When is a book not a book? When the tax man gets involved

Ian Brown, VAT Manager at RSM comments:

‘Today on World Book Day we will all be cheered up by thousands of children dressing up as their favourite character and trading books.  

‘However, HMRC could be set lose £216m in taxes a year on the sale of e-publications after a recent Tribunal decision. This could mean cost savings are passed on by suppliers to those consumers who love their ebooks.

‘The Upper Tribunal’s decision in News Corp UK was that charges for e-newspapers should be zero-rated, the same VAT treatment as has been applied in one form or another since 1972 to physical copies of newspapers. On this basis, the Upper Tribunal’s decision suggests that the zero-rating could also be extended to digital copies of other printed matter, most notably books.

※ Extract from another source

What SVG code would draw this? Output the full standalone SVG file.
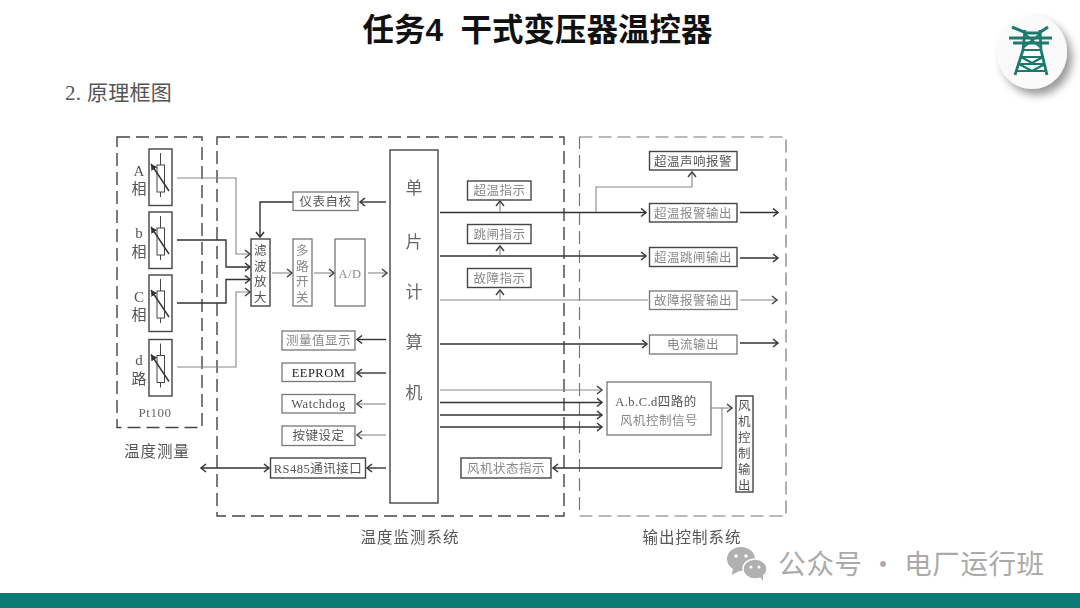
<svg xmlns="http://www.w3.org/2000/svg" width="1080" height="608" viewBox="0 0 1080 608">
<style>
text{font-family:"Liberation Serif","Noto Sans CJK SC",serif;fill:#444;font-size:12.5px;text-anchor:middle}
.t{fill:#555;letter-spacing:.5px}
.lt{fill:#888;letter-spacing:.5px}
.dk{fill:#222;letter-spacing:.5px}
.big{font-size:17px;fill:#666}
.ph{font-size:15px;fill:#555}
.sys{font-size:15.5px;fill:#555;letter-spacing:1px}
.box{fill:#fff;stroke:#444;stroke-width:1.4}
.boxg{fill:#fff;stroke:#777;stroke-width:1.3}
.dash{fill:none;stroke:#444;stroke-width:1.4;stroke-dasharray:13 6}
.dashg{fill:none;stroke:#777;stroke-width:1.2;stroke-dasharray:13 6}
.d{fill:none;stroke:#333;stroke-width:1.4;marker-end:url(#ad)}
.g{fill:none;stroke:#888;stroke-width:1.1;marker-end:url(#ag)}
.dn{fill:none;stroke:#333;stroke-width:1.4}
.gn{fill:none;stroke:#888;stroke-width:1.1}
.res{fill:#fff;stroke:#444;stroke-width:1}
.lead{stroke:#444;stroke-width:1;fill:none}
.diag{stroke:#333;stroke-width:1.4;fill:none;marker-end:url(#ad2)}
</style>
<defs>
<marker id="ad" markerUnits="userSpaceOnUse" markerWidth="10" markerHeight="10" refX="8" refY="5" orient="auto"><path d="M3,1 L8,5 L3,9" fill="none" stroke="#333" stroke-width="1.5"/></marker>
<marker id="as" markerUnits="userSpaceOnUse" markerWidth="10" markerHeight="10" refX="8" refY="5" orient="auto-start-reverse"><path d="M3,1 L8,5 L3,9" fill="none" stroke="#333" stroke-width="1.5"/></marker>
<marker id="ag" markerUnits="userSpaceOnUse" markerWidth="10" markerHeight="10" refX="8" refY="5" orient="auto"><path d="M3,1 L8,5 L3,9" fill="none" stroke="#444" stroke-width="1.5"/></marker>
<marker id="ad2" markerUnits="userSpaceOnUse" markerWidth="8" markerHeight="8" refX="6" refY="4" orient="auto"><path d="M0,0.5 L6,4 L0,7.5 Z" fill="#333"/></marker>
<filter id="soft" x="-2%" y="-2%" width="104%" height="104%"><feGaussianBlur stdDeviation="0.35"/></filter>
<filter id="sh" x="-40%" y="-40%" width="190%" height="190%"><feDropShadow dx="5" dy="6" stdDeviation="4" flood-color="#000" flood-opacity=".4"/></filter>
<g id="rt">
<rect class="box" x="0" y="0" width="23" height="56.500"/>
<path class="lead" d="M11.500,4V48"/>
<rect class="res" x="8" y="16" width="7.500" height="27"/>
<path class="diag" d="M20,42 L2,15"/>
</g>
</defs>
<rect width="1080" height="608" fill="#fff"/>

<g id="title"><text x="537.500" y="41" style="font-family:'Liberation Sans','Noto Sans CJK SC',sans-serif;font-size:31.500px;font-weight:700;fill:#111" xml:space="preserve">任务4  干式变压器温控器</text></g>
<g id="subtitle"><text x="65" y="100" style="font-size:21px;text-anchor:start;fill:#555;letter-spacing:.3px">2. 原理框图</text></g>

<g id="logo">
<ellipse cx="1032" cy="52" rx="35" ry="37" fill="#fafafa" filter="url(#sh)"/>
<g fill="none" stroke="#1c7a6c" stroke-width="2.200">
<path d="M1012,27 L1026,33 H1039 L1048,27" stroke-width="3"/>
<path d="M1009,38 H1052 M1013,43 H1049" stroke-width="3"/>
<path d="M1025,30 L1023,50 L1015,75 M1040,30 L1041,50 L1047,75" stroke-width="2.800"/>
<path d="M1025,34 L1040,47 M1040,34 L1024,47 M1023,50 H1041 M1021,57 H1043 M1021,57 L1032,63 L1043,57 M1019,64 H1045 M1019,64 L1032,71 L1045,64 M1017,71 H1046"/>
</g>
</g>

<g id="diagram" filter="url(#soft)">
<rect class="dash" x="117" y="137" width="85" height="290.500"/>
<rect class="dash" x="217" y="137" width="347" height="379"/>
<rect class="dashg" x="579.500" y="137" width="206.500" height="379"/>

<g id="connectors">
<path class="g" d="M177,178H236V254H250"/>
<path class="d" d="M177,240H226V267H250"/>
<path class="d" d="M177,303H226V279.500H250"/>
<path class="g" d="M177,367H236V292H250"/>
<path class="d" d="M293,202H260V237"/>
<path class="d" d="M386,202H360"/>
<path class="g" d="M272,273H292"/>
<path class="g" d="M314,273H334"/>
<path class="g" d="M368,273H387"/>
<path class="d" d="M386,339.500H357"/>
<path class="d" d="M386,373H357"/>
<path class="g" d="M386,404H357"/>
<path class="g" d="M386,435H357"/>
<path class="d" d="M386,468H367"/>
<path class="d" d="M201,468H269" marker-start="url(#as)"/>
<path class="d" d="M440,212.500H646"/>
<path class="d" d="M440,256H646"/>
<path class="gn" d="M440,300H648"/>
<path class="d" d="M440,344H647"/>
<path class="g" d="M500,212V201"/>
<path class="g" d="M500,256V246"/>
<path class="g" d="M500,300V290"/>
<path class="g" d="M596,212V187H692V172"/>
<path class="d" d="M740,212.500H778"/>
<path class="d" d="M740,258H778"/>
<path class="g" d="M740,300H777"/>
<path class="d" d="M740,343H778"/>
<path class="g" d="M440,390H602"/>
<path class="d" d="M440,402.500H602"/>
<path class="d" d="M440,415H602"/>
<path class="d" d="M440,427H602"/>
<path class="g" d="M711,408H732"/>
<path class="gn" d="M722,408V468"/>
<path class="d" d="M722,468H553"/>
</g>

<g id="node-a"><use href="#rt" x="149" y="149"/><text class="ph" x="139" y="176">A</text><text class="ph" x="139" y="194">相</text></g>
<g id="node-b"><use href="#rt" x="149" y="212"/><text class="ph" x="139" y="238">b</text><text class="ph" x="139" y="257">相</text></g>
<g id="node-c"><use href="#rt" x="149" y="275"/><text class="ph" x="139" y="302">C</text><text class="ph" x="139" y="320">相</text></g>
<g id="node-d"><use href="#rt" x="149" y="339.500"/><text class="ph" x="139" y="365">d</text><text class="ph" x="139" y="384">路</text></g>
<text x="155" y="417" style="font-size:13px;fill:#666;letter-spacing:.5px">Pt100</text>
<text class="sys" x="157" y="457">温度测量</text>

<g id="node-filter"><rect class="box" x="251" y="239" width="19" height="67"/><text class="t" x="260.500" y="255">滤<tspan x="260.500" dy="15.500">波</tspan><tspan x="260.500" dy="15.500">放</tspan><tspan x="260.500" dy="15.500">大</tspan></text></g>
<g id="node-mux"><rect class="boxg" x="293" y="239" width="19" height="67"/><text class="lt" x="302.500" y="255">多<tspan x="302.500" dy="15.500">路</tspan><tspan x="302.500" dy="15.500">开</tspan><tspan x="302.500" dy="15.500">关</tspan></text></g>
<g id="node-ad"><rect class="boxg" x="335" y="239" width="30" height="67"/><text class="lt" x="350" y="278">A/D</text></g>
<g id="node-selfcal"><rect class="boxg" x="293" y="192" width="65" height="18.500"/><text class="t" x="325.500" y="206">仪表自校</text></g>

<g id="node-mcu"><rect class="box" x="390" y="150" width="48" height="353"/>
<text class="big" x="414" y="194">单</text><text class="big" x="414" y="248">片</text><text class="big" x="414" y="298">计</text><text class="big" x="414" y="348">算</text><text class="big" x="414" y="399">机</text></g>

<g id="node-display"><rect class="boxg" x="282" y="331" width="73" height="19"/><text class="lt" x="318.500" y="345">测量值显示</text></g>
<g id="node-eeprom"><rect class="boxg" x="282" y="363" width="73" height="18.500"/><text class="dk" x="318.500" y="377">EEPROM</text></g>
<g id="node-watchdog"><rect class="boxg" x="282" y="394.500" width="73" height="18.500"/><text class="t" x="318.500" y="408">Watchdog</text></g>
<g id="node-keys"><rect class="boxg" x="282" y="426" width="73" height="19.500"/><text class="t" x="318.500" y="440">按键设定</text></g>
<g id="node-rs485"><rect class="box" x="270.500" y="458" width="95" height="20"/><text class="t" x="318" y="472.500">RS485通讯接口</text></g>

<g id="node-ind1"><rect class="box" x="467.500" y="181" width="63.500" height="19"/><text class="lt" x="499.500" y="195">超温指示</text></g>
<g id="node-ind2"><rect class="box" x="467.500" y="224.500" width="63.500" height="19"/><text class="lt" x="499.500" y="239">跳闸指示</text></g>
<g id="node-ind3"><rect class="box" x="467.500" y="268.500" width="63.500" height="19"/><text class="lt" x="499.500" y="283">故障指示</text></g>

<g id="node-out0"><rect class="box" x="649.500" y="151.500" width="87.500" height="18.500"/><text class="t" x="693" y="165.500">超温声响报警</text></g>
<g id="node-out1"><rect class="box" x="649.500" y="203.500" width="87.500" height="18.500"/><text class="lt" x="693" y="217.500">超温报警输出</text></g>
<g id="node-out2"><rect class="box" x="649.500" y="247.500" width="87.500" height="19"/><text class="lt" x="693" y="261.500">超温跳闸输出</text></g>
<g id="node-out3"><rect class="boxg" x="649.500" y="291" width="87.500" height="18.500"/><text class="lt" x="693" y="305">故障报警输出</text></g>
<g id="node-out4"><rect class="boxg" x="649.500" y="335" width="87.500" height="19"/><text class="lt" x="693" y="349">电流输出</text></g>

<g id="node-fansig"><rect class="boxg" x="607" y="382" width="104" height="53"/><text class="t" x="656" y="406">A.b.C.d四路的</text><text class="lt" x="659" y="425">风机控制信号</text></g>
<g id="node-fanout"><rect class="box" x="736" y="396" width="17" height="96"/><text class="t" x="744.500" y="410">风<tspan x="744.500" dy="16">机</tspan><tspan x="744.500" dy="16">控</tspan><tspan x="744.500" dy="16">制</tspan><tspan x="744.500" dy="16">输</tspan><tspan x="744.500" dy="16">出</tspan></text></g>
<g id="node-fanstate"><rect class="box" x="461" y="458" width="90" height="20"/><text class="lt" x="506" y="472.500">风机状态指示</text></g>

<text class="sys" x="410" y="543">温度监测系统</text>
<text class="sys" x="692" y="543">输出控制系统</text>
</g>

<g id="watermark">
<ellipse cx="741" cy="559" rx="14" ry="12" fill="#b0b0b0"/><path d="M733,567 L732,575 L741,570 Z" fill="#b0b0b0"/>
<circle cx="736" cy="556" r="1.800" fill="#fff"/><circle cx="746" cy="556" r="1.800" fill="#fff"/>
<ellipse cx="755" cy="569" rx="12" ry="10" fill="#b0b0b0" stroke="#fff" stroke-width="1.500"/><path d="M760,577 L763,581 L763,574 Z" fill="#b0b0b0"/>
<circle cx="751" cy="567" r="1.500" fill="#fff"/><circle cx="759" cy="567" r="1.500" fill="#fff"/>
<text x="911.500" y="574" style="font-family:'Noto Sans CJK SC',sans-serif;font-size:27.500px;fill:#aaa;letter-spacing:.6px" xml:space="preserve">公众号 · 电厂运行班</text>
</g>
<rect id="band" x="0" y="593" width="1080" height="15" fill="#0a7b75"/>
</svg>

‘Whilst definitely not a drama or thriller, the Upper Tribunal’s decision, and its application of the (deemed to be) relevant legislation is intriguing. 

‘In 1972, the term ‘newspaper’ or ‘book’ could only have meant the physical paper copies that existed at that time. The Upper Tribunal has now concluded that in 2020, the term ‘newspaper’ includes both physical and digital copies and therefore, VAT legislation has allowed for e-newspapers to be zero-rated since first introduced in 1972. 

‘HMRC has publicly announced that it is still its policy that e-newspapers and other digital publications should be liable to standard-rate VAT at 20 percent, so it is not ready to accept defeat on the £216m of VAT to be collected on epublications just yet.

‘HMRC has been granted permission to appeal the Upper Tribunal’s decision to the Court of Appeal so the sequel is in progress. And with the Chancellor looking to increase expenditure in his Budget next week the last thing he wants to be doing is to have to fill more holes as well.  

‘We will have to await the Court of Appeal’s decision and whether a mini-series is in the offing.’